GOAL. Search the listing below for the string "this" and show each line that contains it.

#### RECORDS SHOWN

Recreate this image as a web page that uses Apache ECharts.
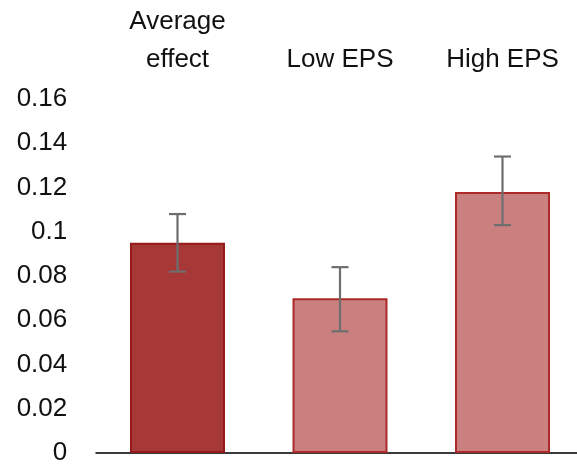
<!DOCTYPE html>
<html>
<head>
<meta charset="utf-8">
<script src="https://cdn.jsdelivr.net/npm/echarts@6/dist/echarts.min.js"></script>
<style>html,body{margin:0;padding:0;background:#fff}#c{width:577px;height:466px}</style>
</head>
<body>
<div id="c"></div>
<script>
const categories = ['Average\neffect', 'Low EPS', 'High EPS'];
const values = [0.095, 0.070, 0.118];
const errLow = [0.082, 0.055, 0.103];
const errHigh = [0.108, 0.084, 0.134];
const yTicks = [0, 0.16, 0.02];

const barFills = ['#a63838', '#cb8080', '#cb8080'];
const barBorders = ['#961a1a', '#ac2a2a', '#ac2a2a'];
const FONT = '"Liberation Sans", Arial, sans-serif';

const chart = echarts.init(document.getElementById('c'), null, {renderer: 'canvas'});
chart.setOption({
  animation: false,
  backgroundColor: '#fff',
  grid: {left: 96.25, top: 99, width: 487.5, height: 354, containLabel: false, outerBoundsMode: 'none'},
  xAxis: [
    {type: 'category', data: categories, position: 'bottom',
     axisLine: {show: true, lineStyle: {color: '#3a3a3a', width: 2}},
     axisTick: {show: false}, axisLabel: {show: false}},
    {type: 'category', data: categories, position: 'top',
     axisLine: {show: false}, axisTick: {show: false},
     axisLabel: {show: true, margin: 20, color: '#111', fontSize: 26, fontFamily: FONT, lineHeight: 38, interval: 0}}
  ],
  yAxis: {
    type: 'value', min: yTicks[0], max: yTicks[1], interval: yTicks[2],
    axisLine: {show: false}, axisTick: {show: false}, splitLine: {show: false},
    axisLabel: {margin: 29, color: '#111', fontSize: 26, fontFamily: FONT,
      formatter: v => String(parseFloat(v.toFixed(2)))}
  },
  series: [
    {type: 'bar', xAxisIndex: 0, barWidth: 95,
     data: values.map((v, i) => ({value: v, itemStyle: {color: barFills[i], borderColor: barBorders[i], borderWidth: 2}}))},
    {type: 'custom', xAxisIndex: 0,
     data: categories.map((c, i) => [i, errLow[i], errHigh[i]]),
     renderItem: function (params, api) {
       const x = api.value(0);
       const lo = api.coord([x, api.value(1)]);
       const hi = api.coord([x, api.value(2)]);
       const hw = 8.5;
       const style = {stroke: '#6e6e6e', lineWidth: 2.2, fill: null};
       return {type: 'group', children: [
         {type: 'line', shape: {x1: lo[0], y1: lo[1], x2: hi[0], y2: hi[1]}, style: style},
         {type: 'line', shape: {x1: lo[0] - hw, y1: lo[1], x2: lo[0] + hw, y2: lo[1]}, style: style},
         {type: 'line', shape: {x1: hi[0] - hw, y1: hi[1], x2: hi[0] + hw, y2: hi[1]}, style: style}
       ]};
     }, z: 5}
  ]
});
</script>
</body>
</html>
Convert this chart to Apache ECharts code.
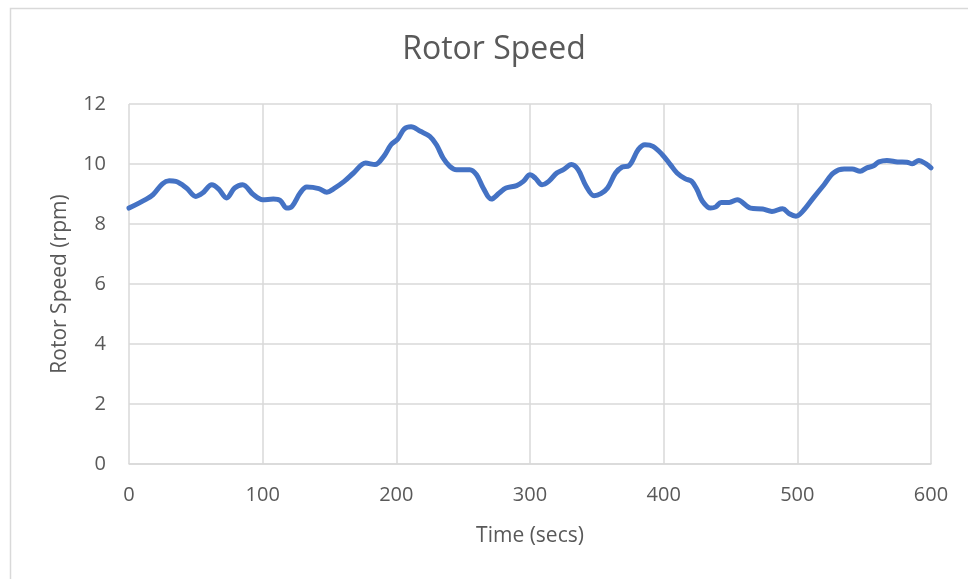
<!DOCTYPE html>
<html>
<head>
<meta charset="utf-8">
<script src="https://cdn.jsdelivr.net/npm/echarts@6/dist/echarts.min.js"></script>
<style>
  html, body { margin: 0; padding: 0; background: #ffffff; }
  #chart { width: 968px; height: 579px; }
</style>
</head>
<body>
<div id="chart"></div>
<script>
// Rotor speed samples over a ten-minute run
const timeSecs = [0, 13, 18, 25, 30, 35, 43, 50, 55, 62, 67, 73, 79, 85, 93, 100, 108, 113, 118, 122,
  128, 133, 142, 148, 153, 161, 168, 177, 184, 191, 196, 201, 206, 211, 218, 225, 230, 235, 240, 245,
  255, 260, 265, 271, 277, 282, 290, 295, 300, 304, 309, 314, 320, 325, 331, 336, 342, 348, 353, 358,
  364, 369, 374, 381, 386, 392, 399, 405, 410, 416, 421, 425, 429, 435, 439, 443, 449, 455, 465, 474,
  481, 489, 494, 499, 504, 512, 520, 527, 535, 541, 547, 552, 557, 561, 567, 575, 582, 586, 591, 596, 600];
const rotorRpm = [8.53, 8.83, 8.98, 9.34, 9.44, 9.42, 9.2, 8.92, 9.03, 9.31, 9.17, 8.87, 9.2, 9.31, 8.98, 8.81, 8.83, 8.79, 8.53, 8.59,
  9.03, 9.23, 9.18, 9.06, 9.17, 9.42, 9.7, 10.03, 9.98, 10.28, 10.64, 10.83, 11.17, 11.24, 11.09, 10.92, 10.64, 10.2, 9.92, 9.81,
  9.81, 9.64, 9.2, 8.83, 9.03, 9.2, 9.28, 9.42, 9.64, 9.53, 9.31, 9.42, 9.7, 9.81, 9.98, 9.81, 9.26, 8.94, 9.01, 9.2,
  9.7, 9.9, 9.94, 10.48, 10.64, 10.59, 10.31, 9.98, 9.7, 9.51, 9.42, 9.14, 8.76, 8.53, 8.57, 8.72, 8.72, 8.81, 8.53, 8.5,
  8.42, 8.51, 8.34, 8.26, 8.42, 8.87, 9.31, 9.7, 9.83, 9.83, 9.76, 9.87, 9.94, 10.07, 10.12, 10.07, 10.06, 10.01, 10.12, 10.01, 9.87];

const textColor = '#595959';
const gridColor = '#d9d9d9';
const fontFamily = '"Open Sans", "Noto Sans", sans-serif';

const chart = echarts.init(document.getElementById('chart'), null, { renderer: 'canvas' });

chart.setOption({
  backgroundColor: '#ffffff',
  animation: false,
  graphic: [{
    type: 'rect',
    left: 8, top: 6,
    shape: { width: 980, height: 600 },
    style: { fill: 'none', stroke: gridColor, lineWidth: 1.5 },
    silent: true
  }],
  title: {
    text: 'Rotor Speed',
    left: 489,
    top: 29,
    textAlign: 'center',
    textStyle: { color: textColor, fontFamily: fontFamily, fontSize: 32, fontWeight: 'normal' }
  },
  grid: { left: 129, top: 104, width: 802, height: 360, containLabel: false },
  xAxis: {
    type: 'value',
    min: 0, max: 600, interval: 100,
    name: 'Time (secs)',
    nameLocation: 'middle',
    nameGap: 62,
    nameTextStyle: { color: textColor, fontFamily: fontFamily, fontSize: 21 },
    axisLine: { show: true, lineStyle: { color: gridColor, width: 1.5 } },
    axisTick: { show: false },
    axisLabel: { color: textColor, fontFamily: fontFamily, fontSize: 20, margin: 21 },
    splitLine: { show: true, lineStyle: { color: gridColor, width: 1.5 } }
  },
  yAxis: {
    type: 'value',
    min: 0, max: 12, interval: 2,
    name: 'Rotor Speed (rpm)',
    nameLocation: 'middle',
    nameGap: 58,
    nameTextStyle: { color: textColor, fontFamily: fontFamily, fontSize: 21 },
    axisLine: { show: false },
    axisTick: { show: false },
    axisLabel: { color: textColor, fontFamily: fontFamily, fontSize: 20, margin: 23 },
    splitLine: { show: true, lineStyle: { color: gridColor, width: 1.5 } }
  },
  series: [{
    type: 'line',
    data: timeSecs.map((t, i) => [t, rotorRpm[i]]),
    smooth: 0.35,
    showSymbol: false,
    lineStyle: { color: '#4472c4', width: 5, cap: 'round', join: 'round' },
    itemStyle: { color: '#4472c4' }
  }]
});
</script>
</body>
</html>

########

EXPECTED ANSWER.
Recreate this image as a web page that uses Apache ECharts.
Convert this chart to Apache ECharts code.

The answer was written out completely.